Recently, the pneumatic radial tire is increasingly flattened in accordance with the speeding-up floor-lowering of vehicles, whereby it is tended to increase a radially size growth quantity of a tread portion through the filling of an internal pressure. Such an increase of the radially size growth quantity produces a separation failure at both widthwise end portions of a belt layer to deteriorate a belt durability. In order to suppress the size growth in the tread portion, particularly in the vicinity of a shoulder portion through the filling of the internal pressure, a tire wherein the belt layer is reinforced with a belt reinforcing layer embedded with reinforcing elements extending in a circumferential direction has been proposed, for example, in JP-A-2-208101.
As shown in FIG. 1, this tire comprises a belt layer 114 arranged around a carcass layer 111 in a tread portion 112 and comprised of, for example, two cross belt plies 113a, 113b embedding many reinforcing elements therein crossed with each other with respect to an equatorial plane S of a tire at an inclination angle of 10-40 degrees with respect to the equatorial plane S, and a belt reinforcing layer 116 arranged between the belt layer 114 and the carcass layer 111 and comprised of at least one reinforcing ply embedded with reinforcing elements extending along the equatorial plane S and having a width narrower than that of the widest-width belt ply 113a, two reinforcing plies 115a, 115b in the figure.
As the flattening of the tire is further promoted to become an aspect ratio of not more than 0.70, the above side growth can not be effectively suppressed by the belt reinforcing layer 116 having such a conventional width. For this end, it has been proposed to suppress the side growth by widening the width of the widest-width reinforcing ply in the belt reinforcing layer 116 to not less than 0.6 times a section width W of the tire while rendering into less than the width of the widest-width belt ply 113a. In the latter tire, however, there is caused a problem that an interlayer separation is produced between each widthwise outer end portion of the belt reinforcing layer and the belt layer to deteriorate the belt durability.

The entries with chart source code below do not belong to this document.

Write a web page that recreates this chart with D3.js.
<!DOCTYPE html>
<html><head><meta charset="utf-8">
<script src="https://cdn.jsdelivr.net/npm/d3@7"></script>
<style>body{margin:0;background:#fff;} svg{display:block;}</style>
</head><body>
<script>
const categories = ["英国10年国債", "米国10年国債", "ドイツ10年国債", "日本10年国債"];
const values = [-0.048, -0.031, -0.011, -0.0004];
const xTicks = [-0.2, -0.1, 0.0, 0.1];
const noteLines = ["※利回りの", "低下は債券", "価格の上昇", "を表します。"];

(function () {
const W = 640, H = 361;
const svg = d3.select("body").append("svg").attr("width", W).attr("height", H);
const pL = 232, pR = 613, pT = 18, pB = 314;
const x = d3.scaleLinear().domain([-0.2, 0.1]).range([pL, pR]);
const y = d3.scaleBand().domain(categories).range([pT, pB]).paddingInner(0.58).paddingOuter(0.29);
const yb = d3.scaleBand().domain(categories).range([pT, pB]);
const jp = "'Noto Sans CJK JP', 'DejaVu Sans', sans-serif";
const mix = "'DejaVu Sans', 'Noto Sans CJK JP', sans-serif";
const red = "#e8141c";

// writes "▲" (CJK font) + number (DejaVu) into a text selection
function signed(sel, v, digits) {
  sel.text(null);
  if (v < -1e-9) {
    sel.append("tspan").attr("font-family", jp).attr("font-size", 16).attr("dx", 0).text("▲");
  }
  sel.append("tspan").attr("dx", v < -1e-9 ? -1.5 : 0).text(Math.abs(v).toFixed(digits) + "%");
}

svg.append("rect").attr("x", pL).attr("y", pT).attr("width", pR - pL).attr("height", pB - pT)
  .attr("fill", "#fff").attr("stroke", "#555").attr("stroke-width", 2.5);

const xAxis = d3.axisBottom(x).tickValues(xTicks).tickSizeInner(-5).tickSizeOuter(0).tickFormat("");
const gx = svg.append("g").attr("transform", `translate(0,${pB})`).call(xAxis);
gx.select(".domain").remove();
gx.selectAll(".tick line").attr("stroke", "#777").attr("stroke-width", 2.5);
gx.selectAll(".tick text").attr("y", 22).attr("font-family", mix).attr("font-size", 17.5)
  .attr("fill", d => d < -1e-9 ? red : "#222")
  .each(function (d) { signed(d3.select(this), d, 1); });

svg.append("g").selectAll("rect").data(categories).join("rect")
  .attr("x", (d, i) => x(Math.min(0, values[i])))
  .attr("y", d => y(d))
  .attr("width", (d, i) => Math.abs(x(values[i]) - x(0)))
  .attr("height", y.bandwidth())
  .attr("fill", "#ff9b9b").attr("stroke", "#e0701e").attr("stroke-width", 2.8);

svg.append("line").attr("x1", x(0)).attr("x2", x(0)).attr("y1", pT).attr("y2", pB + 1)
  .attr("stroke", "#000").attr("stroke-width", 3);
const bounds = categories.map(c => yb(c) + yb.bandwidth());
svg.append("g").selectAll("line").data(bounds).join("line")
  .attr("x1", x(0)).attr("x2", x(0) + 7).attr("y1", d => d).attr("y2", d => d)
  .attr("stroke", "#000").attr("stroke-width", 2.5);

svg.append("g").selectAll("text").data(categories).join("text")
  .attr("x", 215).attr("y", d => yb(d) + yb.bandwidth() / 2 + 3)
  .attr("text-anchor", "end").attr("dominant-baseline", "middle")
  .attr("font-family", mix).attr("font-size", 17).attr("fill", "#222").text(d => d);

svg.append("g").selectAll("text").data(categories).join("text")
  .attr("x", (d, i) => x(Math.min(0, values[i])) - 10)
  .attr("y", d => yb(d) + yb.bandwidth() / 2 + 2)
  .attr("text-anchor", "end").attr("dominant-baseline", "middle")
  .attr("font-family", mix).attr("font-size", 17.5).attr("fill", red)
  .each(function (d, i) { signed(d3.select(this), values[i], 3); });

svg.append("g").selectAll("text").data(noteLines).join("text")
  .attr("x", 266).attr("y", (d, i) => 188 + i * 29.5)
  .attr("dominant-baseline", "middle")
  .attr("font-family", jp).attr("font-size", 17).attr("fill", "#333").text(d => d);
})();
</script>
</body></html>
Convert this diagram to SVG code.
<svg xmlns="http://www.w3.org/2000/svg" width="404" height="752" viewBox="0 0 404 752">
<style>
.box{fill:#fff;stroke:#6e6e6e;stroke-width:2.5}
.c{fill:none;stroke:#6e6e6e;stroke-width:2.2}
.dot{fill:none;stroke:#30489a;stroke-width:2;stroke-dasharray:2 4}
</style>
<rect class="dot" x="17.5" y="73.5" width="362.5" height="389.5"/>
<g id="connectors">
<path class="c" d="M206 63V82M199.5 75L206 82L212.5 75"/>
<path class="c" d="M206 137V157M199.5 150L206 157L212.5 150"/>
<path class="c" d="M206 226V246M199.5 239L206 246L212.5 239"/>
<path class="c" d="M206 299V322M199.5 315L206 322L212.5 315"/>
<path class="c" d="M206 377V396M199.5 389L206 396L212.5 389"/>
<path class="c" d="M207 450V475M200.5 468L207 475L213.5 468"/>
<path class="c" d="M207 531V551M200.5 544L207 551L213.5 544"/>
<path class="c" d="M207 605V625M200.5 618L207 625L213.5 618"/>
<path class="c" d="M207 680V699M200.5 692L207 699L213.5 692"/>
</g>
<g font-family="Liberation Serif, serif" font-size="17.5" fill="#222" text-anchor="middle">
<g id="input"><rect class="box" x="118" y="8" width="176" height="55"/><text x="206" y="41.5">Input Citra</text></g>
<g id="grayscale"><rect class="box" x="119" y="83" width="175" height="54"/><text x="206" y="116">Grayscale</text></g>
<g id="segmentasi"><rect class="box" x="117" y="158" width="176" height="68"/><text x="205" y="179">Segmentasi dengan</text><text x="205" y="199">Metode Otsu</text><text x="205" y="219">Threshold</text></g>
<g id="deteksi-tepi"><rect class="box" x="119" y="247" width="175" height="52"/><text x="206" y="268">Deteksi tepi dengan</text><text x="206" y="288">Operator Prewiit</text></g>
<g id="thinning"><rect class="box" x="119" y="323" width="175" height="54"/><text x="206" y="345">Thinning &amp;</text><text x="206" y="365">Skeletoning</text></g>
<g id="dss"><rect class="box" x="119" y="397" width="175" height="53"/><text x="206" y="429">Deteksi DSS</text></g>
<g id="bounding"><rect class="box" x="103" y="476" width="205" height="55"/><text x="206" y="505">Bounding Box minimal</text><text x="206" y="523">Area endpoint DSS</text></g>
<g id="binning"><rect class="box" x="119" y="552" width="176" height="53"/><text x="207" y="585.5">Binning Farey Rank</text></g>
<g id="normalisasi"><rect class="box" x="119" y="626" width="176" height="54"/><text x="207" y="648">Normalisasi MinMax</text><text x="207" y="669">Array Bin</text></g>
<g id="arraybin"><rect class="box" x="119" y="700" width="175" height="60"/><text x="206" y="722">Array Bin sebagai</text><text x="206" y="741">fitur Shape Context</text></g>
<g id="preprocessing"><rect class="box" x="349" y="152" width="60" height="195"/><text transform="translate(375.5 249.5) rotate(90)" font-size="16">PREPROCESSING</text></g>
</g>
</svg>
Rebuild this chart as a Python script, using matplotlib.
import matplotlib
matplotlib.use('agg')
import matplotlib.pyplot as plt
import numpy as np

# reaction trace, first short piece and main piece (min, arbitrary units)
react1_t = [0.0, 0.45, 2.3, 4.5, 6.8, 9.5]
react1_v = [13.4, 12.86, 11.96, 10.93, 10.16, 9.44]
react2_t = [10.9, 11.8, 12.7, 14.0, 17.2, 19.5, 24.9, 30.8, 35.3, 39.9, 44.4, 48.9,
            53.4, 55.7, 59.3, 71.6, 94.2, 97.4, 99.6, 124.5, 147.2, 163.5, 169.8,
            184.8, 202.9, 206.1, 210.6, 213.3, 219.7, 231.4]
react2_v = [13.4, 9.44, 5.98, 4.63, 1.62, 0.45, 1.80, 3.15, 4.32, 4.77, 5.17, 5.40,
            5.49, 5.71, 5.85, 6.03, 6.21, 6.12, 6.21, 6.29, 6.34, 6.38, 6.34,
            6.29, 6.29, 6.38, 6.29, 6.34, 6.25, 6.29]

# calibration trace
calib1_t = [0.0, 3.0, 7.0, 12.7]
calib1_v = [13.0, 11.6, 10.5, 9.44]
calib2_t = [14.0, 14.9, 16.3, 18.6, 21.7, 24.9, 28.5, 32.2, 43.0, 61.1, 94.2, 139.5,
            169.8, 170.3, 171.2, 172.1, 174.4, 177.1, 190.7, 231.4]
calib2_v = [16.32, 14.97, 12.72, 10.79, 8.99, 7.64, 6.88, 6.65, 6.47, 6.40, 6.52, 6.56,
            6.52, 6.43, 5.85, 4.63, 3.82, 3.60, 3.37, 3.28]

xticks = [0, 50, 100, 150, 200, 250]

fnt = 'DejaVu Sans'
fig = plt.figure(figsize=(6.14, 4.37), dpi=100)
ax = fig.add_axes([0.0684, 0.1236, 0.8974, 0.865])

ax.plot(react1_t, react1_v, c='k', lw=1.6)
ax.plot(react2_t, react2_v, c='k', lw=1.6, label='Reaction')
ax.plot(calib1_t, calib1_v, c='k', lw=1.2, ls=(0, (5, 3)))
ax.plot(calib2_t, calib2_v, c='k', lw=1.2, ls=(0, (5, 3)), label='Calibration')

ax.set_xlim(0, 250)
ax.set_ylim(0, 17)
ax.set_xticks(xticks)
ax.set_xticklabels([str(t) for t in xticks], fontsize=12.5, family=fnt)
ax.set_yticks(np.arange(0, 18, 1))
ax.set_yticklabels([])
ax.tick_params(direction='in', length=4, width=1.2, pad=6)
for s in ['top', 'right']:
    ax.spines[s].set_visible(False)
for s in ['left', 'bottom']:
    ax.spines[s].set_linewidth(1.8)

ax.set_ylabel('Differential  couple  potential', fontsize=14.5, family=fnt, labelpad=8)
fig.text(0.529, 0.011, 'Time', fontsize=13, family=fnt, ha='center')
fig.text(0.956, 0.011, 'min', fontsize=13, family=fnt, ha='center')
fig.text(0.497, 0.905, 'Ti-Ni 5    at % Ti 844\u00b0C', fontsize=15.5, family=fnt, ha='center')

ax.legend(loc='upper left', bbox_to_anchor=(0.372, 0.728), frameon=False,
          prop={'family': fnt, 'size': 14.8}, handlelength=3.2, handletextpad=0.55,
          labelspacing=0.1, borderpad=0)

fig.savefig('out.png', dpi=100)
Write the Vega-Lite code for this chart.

Now, the inventor has made various studies with respect to the aforementioned interlayer separation and found that interlayer shearing deformation is a cause of producing the interlayer separation. That is, the belt layer 114 and the belt reinforcing layer 116 in a ground contact region are deformed from an arc shape to a flat shape during the contacting of the tire with ground viewing from a side face of the tire, and as a result, the elongation in the circumferential direction is produced in both the layers and the widths of the belt layer 114 and the belt reinforcing layer 116 are reduced by such an elongation. Since the reinforcing elements embedded in the belt reinforcing layer 116 extend substantially in the circumferential direction, the widthwise rigidity of the layer is approximately equal to the rigidity of rubber itself, and as a result, when the elements elongate in the circumferential direction as mentioned above, the belt reinforcing layer 116 is largely reduced in the widthwise direction.
On the contrary, since the reinforcing elements embedded in the belt plies 113a, 113b of the belt layer 114 are crossed with each other with respect to the equatorial plane S of the tire, these reinforcing elements are bridged to render the widthwise rigidity of the belt layer 114 into a higher value. Therefore, when the layer is elongated in the circumferential direction as previously mentioned, the widthwise reducing quantity of the belt layer 114 takes a value fairly smaller than that of the belt reinforcing layer 116, and as a result, the shearing deformation is produced between the belt layer 114 and the belt reinforcing layer 116 in the widthwise section of the tread portion.